The Republicans problem is one of an unstable coalition. For all their overlap, political, religious, and business conservatives have some very real differences in opinion about the world and how it works. As issues like immigration, abortion, and trade are becoming more important, so are the differnces between these conservatives.
Commentators and analysts commonly use the term "conservative" as if its meaning is clear. The real question is, "Conserve what?" Are we talking about preserving a particular notion of church, state, or business? For the most part, these three types of conservatives - religious,political, and business conservatives - have voted as a block in presidential elections. It is becoming harder for them to do so.
Religious conservatives might want regulations limiting stem cell research, whereas business conservatives might not. Political conservatives might see gay rights and abortion as rights to be protected like the right to bear arms - a stance that gets them into conflicts with religious conservatives. Political conservatives might want to protect national industries and local jobs, feeling keenly about American products, whereas business conservatives might see such moves as obstructing progress. Political and business conservatives might also have very different opinions about the degree to which we should welcome immigration.
Business, political, and religious conservatives don't have the same goals - they simply have had overlapping goals. As the degree of overlap shifts, so will the definition and power of the Republican Party.
Illegal immigration and free trade is one area where the rift between political and business conservatives is threatening to fracture support for the Republican Party. Business conservatives want easy immigration and free trade policies that will keep down labor costs.
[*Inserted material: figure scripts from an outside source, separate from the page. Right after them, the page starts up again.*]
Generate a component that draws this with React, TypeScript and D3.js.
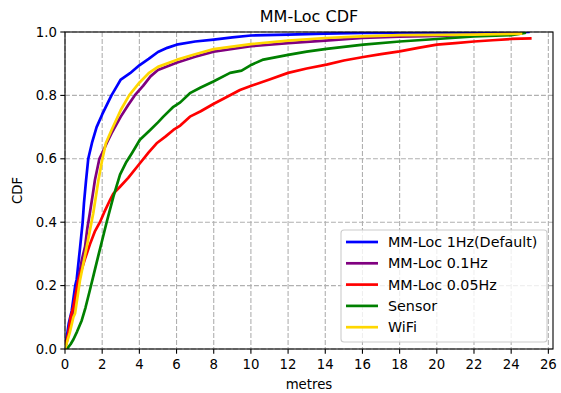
import React from 'react';
import * as d3 from 'd3';

// CDF samples: [metres, cdf]
const mmLoc1Hz: [number, number][] = [
  [0, 0], [0.2, 0.08], [0.36, 0.12], [0.55, 0.2], [0.63, 0.22], [0.81, 0.32], [0.95, 0.4],
  [1.02, 0.46], [1.13, 0.53], [1.25, 0.6], [1.45, 0.65], [1.7, 0.7], [2.0, 0.74], [2.25, 0.77],
  [2.5, 0.8], [2.8, 0.83], [3.0, 0.85], [3.5, 0.87], [4.0, 0.895], [4.5, 0.915], [5.0, 0.937],
  [5.5, 0.95], [6.0, 0.96], [7.0, 0.97], [8.0, 0.976], [9, 0.983], [10, 0.989], [12, 0.992],
  [14, 0.995], [16, 0.997], [20, 0.998], [24, 0.999], [25, 1.0],
];
const mmLoc01Hz: [number, number][] = [
  [0, 0], [0.2, 0.05], [0.36, 0.1], [0.45, 0.112], [0.66, 0.2], [0.72, 0.218], [0.9, 0.28],
  [1.08, 0.323], [1.2, 0.38], [1.34, 0.43], [1.5, 0.49], [1.61, 0.533], [1.85, 0.6], [2.0, 0.618],
  [2.25, 0.65], [2.5, 0.68], [3.0, 0.733], [3.4, 0.77], [3.75, 0.8], [4.2, 0.83], [4.6, 0.86],
  [5.0, 0.88], [6.0, 0.903], [7.0, 0.922], [8.0, 0.938], [10, 0.955], [12, 0.965], [14, 0.973],
  [16, 0.981], [18, 0.985], [20, 0.988], [22, 0.991], [24.6, 0.995],
];
const mmLoc005Hz: [number, number][] = [
  [0, 0], [0.18, 0.05], [0.3, 0.1], [0.45, 0.133], [0.72, 0.218], [1.0, 0.27], [1.08, 0.285],
  [1.34, 0.33], [1.6, 0.37], [1.88, 0.4], [2.1, 0.43], [2.42, 0.47], [2.6, 0.49], [2.96, 0.512],
  [3.4, 0.54], [4.03, 0.586], [4.5, 0.62], [4.93, 0.649], [5.4, 0.67], [5.83, 0.691], [6.2, 0.705],
  [6.72, 0.733], [7.3, 0.75], [7.98, 0.773], [8.7, 0.795], [9.41, 0.817], [9.95, 0.829], [11, 0.85],
  [12, 0.871], [13, 0.885], [14.07, 0.897], [15, 0.91], [16.05, 0.921], [17, 0.93], [18, 0.939],
  [19, 0.95], [20, 0.96], [21, 0.965], [22, 0.97], [23, 0.974], [24, 0.978], [25.1, 0.98],
];
const sensor: [number, number][] = [
  [0, 0], [0.1, 0], [0.3, 0.015], [0.45, 0.03], [0.65, 0.055], [0.9, 0.09], [1.1, 0.13],
  [1.34, 0.186], [1.55, 0.236], [1.8, 0.296], [1.97, 0.336], [2.24, 0.4], [2.6, 0.48], [2.96, 0.55],
  [3.3, 0.59], [3.59, 0.617], [4.03, 0.66], [4.57, 0.69], [5.0, 0.715], [5.29, 0.733], [5.83, 0.764],
  [6.2, 0.778], [6.72, 0.807], [7.3, 0.825], [7.98, 0.844], [8.88, 0.871], [9.5, 0.878],
  [10.04, 0.897], [10.67, 0.913], [12, 0.928], [13, 0.938], [14.07, 0.947], [15, 0.953],
  [16.05, 0.96], [18, 0.97], [20, 0.978], [22, 0.986], [24, 0.99], [24.74, 0.997], [24.74, 1.0],
];
const wifi: [number, number][] = [
  [0, 0], [0.25, 0.05], [0.45, 0.1], [0.54, 0.112], [0.81, 0.218], [1.17, 0.323], [1.52, 0.428],
  [1.8, 0.533], [2.0, 0.596], [2.2, 0.65], [2.5, 0.69], [3.0, 0.754], [3.45, 0.8], [4.0, 0.84],
  [4.5, 0.87], [5.0, 0.89], [6.0, 0.912], [7.0, 0.93], [8.0, 0.946], [10, 0.962], [12, 0.973],
  [14, 0.981], [16, 0.986], [18, 0.99], [20, 0.991], [22, 0.992], [24.6, 0.995],
];

const seriesNames = ['MM-Loc 1Hz(Default)', 'MM-Loc 0.1Hz', 'MM-Loc 0.05Hz', 'Sensor', 'WiFi'];
const seriesColors = ['#0000ff', '#800080', '#ff0000', '#008000', '#ffd700'];
const seriesData = [mmLoc1Hz, mmLoc01Hz, mmLoc005Hz, sensor, wifi];

const xTicks = d3.range(0, 27, 2);
const yTicks = [0, 0.2, 0.4, 0.6, 0.8, 1.0];

const width = 561;
const height = 393;
const margin = { top: 32, right: 8, bottom: 44, left: 65 };
const font = 'DejaVu Sans, sans-serif';

const App = () => {
  const x = d3.scaleLinear().domain([0, 26.25]).range([margin.left, width - margin.right]);
  const y = d3.scaleLinear().domain([0, 1]).range([height - margin.bottom, margin.top]);
  const line = d3.line<[number, number]>().x((d) => x(d[0])).y((d) => y(d[1]));

  const [x0, x1] = x.range();
  const [y0, y1] = y.range();

  // legend layout
  const lg = { x: 341, y: 230, w: 206, h: 112, row: 21.3 };

  return (
    <svg width={width} height={height} style={{ position: 'absolute', left: 0, top: 0, background: '#fff' }} fontFamily={font}>
      <defs>
        <clipPath id="plot">
          <rect x={x0} y={y1} width={x1 - x0} height={y0 - y1} />
        </clipPath>
      </defs>

      {/* grid */}
      <g stroke="#b0b0b0" strokeWidth={1.1} strokeDasharray="4.9,2.1">
        {xTicks.map((t) => (
          <line key={'gx' + t} x1={x(t)} x2={x(t)} y1={y1} y2={y0} />
        ))}
        {yTicks.map((t) => (
          <line key={'gy' + t} x1={x0} x2={x1} y1={y(t)} y2={y(t)} />
        ))}
      </g>

      {/* series */}
      <g clipPath="url(#plot)" fill="none" strokeWidth={2.7} strokeLinejoin="round">
        {seriesData.map((d, i) => (
          <path key={seriesNames[i]} d={line(d) ?? ''} stroke={seriesColors[i]} />
        ))}
      </g>

      {/* spines */}
      <rect x={x0} y={y1} width={x1 - x0} height={y0 - y1} fill="none" stroke="#000" strokeWidth={1.1} />

      {/* ticks */}
      <g fontSize={13.3} fill="#000">
        {xTicks.map((t) => (
          <g key={'tx' + t}>
            <line x1={x(t)} x2={x(t)} y1={y0} y2={y0 + 4.7} stroke="#000" strokeWidth={1.1} />
            <text x={x(t)} y={y0 + 19.5} textAnchor="middle">{t}</text>
          </g>
        ))}
        {yTicks.map((t) => (
          <g key={'ty' + t}>
            <line x1={x0 - 4.7} x2={x0} y1={y(t)} y2={y(t)} stroke="#000" strokeWidth={1.1} />
            <text x={x0 - 8} y={y(t)} dy="0.35em" textAnchor="end">{t.toFixed(1)}</text>
          </g>
        ))}
      </g>

      <text x={(x0 + x1) / 2} y={389} textAnchor="middle" fontSize={13.3}>metres</text>
      <text transform={`translate(22,${(y0 + y1) / 2}) rotate(-90)`} textAnchor="middle" fontSize={13.3}>CDF</text>
      <text x={(x0 + x1) / 2} y={22} textAnchor="middle" fontSize={16}>MM-Loc CDF</text>

      {/* legend */}
      <g>
        <rect x={lg.x} y={lg.y} width={lg.w} height={lg.h} rx={3} fill="#fff" fillOpacity={0.8} stroke="#cccccc" strokeWidth={1.1} />
        {seriesNames.map((name, i) => {
          const cy = lg.y + 12 + i * lg.row;
          return (
            <g key={'lg' + name}>
              <line x1={lg.x + 5} x2={lg.x + 37} y1={cy} y2={cy} stroke={seriesColors[i]} strokeWidth={2.7} />
              <text x={lg.x + 47} y={cy} dy="0.36em" fontSize={14.3}>{name}</text>
            </g>
          );
        })}
      </g>
    </svg>
  );
};

export default App;
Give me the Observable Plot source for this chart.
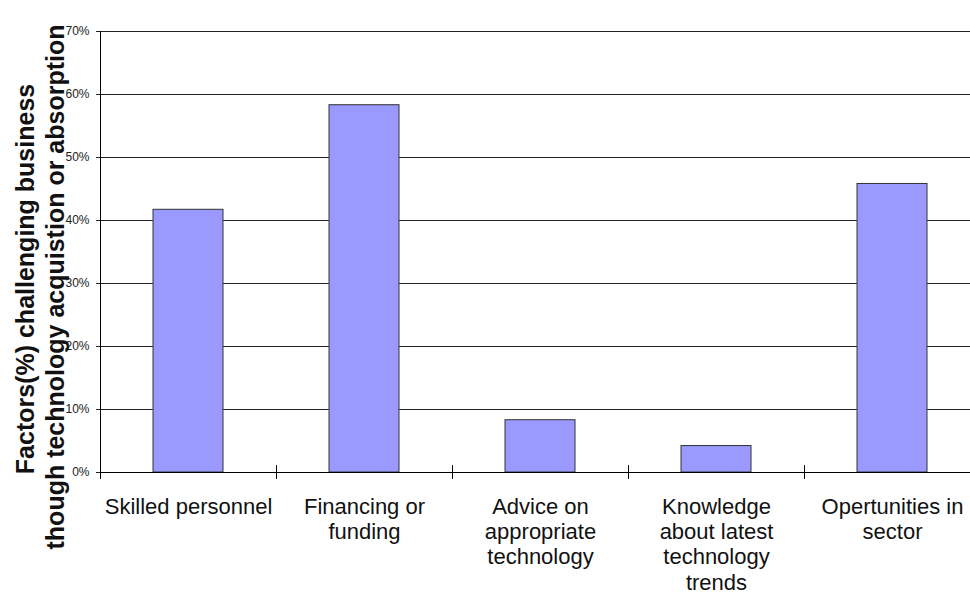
<!DOCTYPE html>
<html>
<head>
<meta charset="utf-8">
<script src="https://cdn.jsdelivr.net/npm/d3@7"></script>
<script src="https://cdn.jsdelivr.net/npm/@observablehq/plot@0.6"></script>
<style>
  html, body { margin: 0; padding: 0; background: #fff; }
  #chart { width: 970px; height: 594px; overflow: hidden; }
</style>
</head>
<body>
<div id="chart"></div>
<script>
const categories = [
  "Skilled personnel",
  "Financing or funding",
  "Advice on appropriate technology",
  "Knowledge about latest technology trends",
  "Opertunities in sector"
];
const values = [0.417, 0.583, 0.083, 0.042, 0.458];
const tickLabels = [
  "Skilled personnel",
  "Financing or\nfunding",
  "Advice on\nappropriate\ntechnology",
  "Knowledge\nabout latest\ntechnology\ntrends",
  "Opertunities in\nsector"
];
const yTicks = [0, 0.1, 0.2, 0.3, 0.4, 0.5, 0.6, 0.7];
const yLabelLines = [
  "Factors(%) challenging business",
  "though technology acquistion or absorption"
];

const data = categories.map((c, i) => ({category: c, value: values[i], label: tickLabels[i]}));
const halfStep = -88;

const chart = Plot.plot({
  width: 970,
  height: 594,
  marginLeft: 100,
  marginRight: -10,
  marginTop: 31,
  marginBottom: 122,
  style: {fontFamily: "Arial, 'Liberation Sans', sans-serif", fontSize: "12px", color: "#222", background: "#fff"},
  x: {domain: categories, paddingInner: 0.6, paddingOuter: 0.3, axis: null},
  y: {domain: [0, 0.7], ticks: yTicks, tickFormat: d3.format(".0%"), tickSize: 4, tickPadding: 7, label: null},
  marks: [
    Plot.ruleY(yTicks, {stroke: "#222", strokeWidth: 1}),
    Plot.barY(data, {x: "category", y: "value", fill: "#9999FF", stroke: "#333", strokeWidth: 1}),
    Plot.ruleX([categories[0]], {dx: halfStep, y1: 0, y2: 0.7, stroke: "#000", strokeWidth: 1}),
    Plot.ruleY([0], {stroke: "#000", strokeWidth: 1}),
    Plot.ruleX(categories, {dx: halfStep, y1: -0.011, y2: 0.011, stroke: "#000", strokeWidth: 1}),
    Plot.text(data, {x: "category", y: () => 0, text: "label", lineAnchor: "top", dy: 24, lineHeight: 1.14, fontSize: 22, fill: "#111"}),
    Plot.text([yLabelLines[0]], {text: d => d, frameAnchor: "left", textAnchor: "middle", rotate: -90, dx: -75, dy: 27, fontSize: 25, fontWeight: "bold", fill: "#111"}),
    Plot.text([yLabelLines[1]], {text: d => d, frameAnchor: "left", textAnchor: "middle", rotate: -90, dx: -45, dy: 35, fontSize: 25, fontWeight: "bold", fill: "#111"})
  ]
});
document.getElementById("chart").appendChild(chart);
</script>
</body>
</html>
Political conservatives, by contrast, want protection from foreign workers who make a fraction of what it takes to live comfortably in the U.S. For political conservatives, the notion of a national economy is important; for business conservatives, the notion of a national economy is quaint.
Abortion and gay rights are areas where a rift between political conservatives and religious conservatives has grown more pronounced. Rudy Giuliani, Arnold Schwarzenegger and Ron Paul have a libertarian bent towards rights that offends religious conservatives. If Rudy wins the presidential nomination, his support from James Dobson-style conservatives is likely to be lukewarm at best. By contrast, if Mike Huckabee wins the nomination, he's likely to get less support from those political conservatives who don't mind the Enlightenment-era philosophers' penchant for supporting science that didn't always accord with church teachings.
It's not clear that these three types of conservatives will be able to reconcile their very different views of the world - at least not to the point of alignment they had during the last part of the 20th century. If they don't find a way to create a new, coherent vision of what it means to be conservative, the Republican Party could look back at the beginning of the 21st century as the beginning of their end.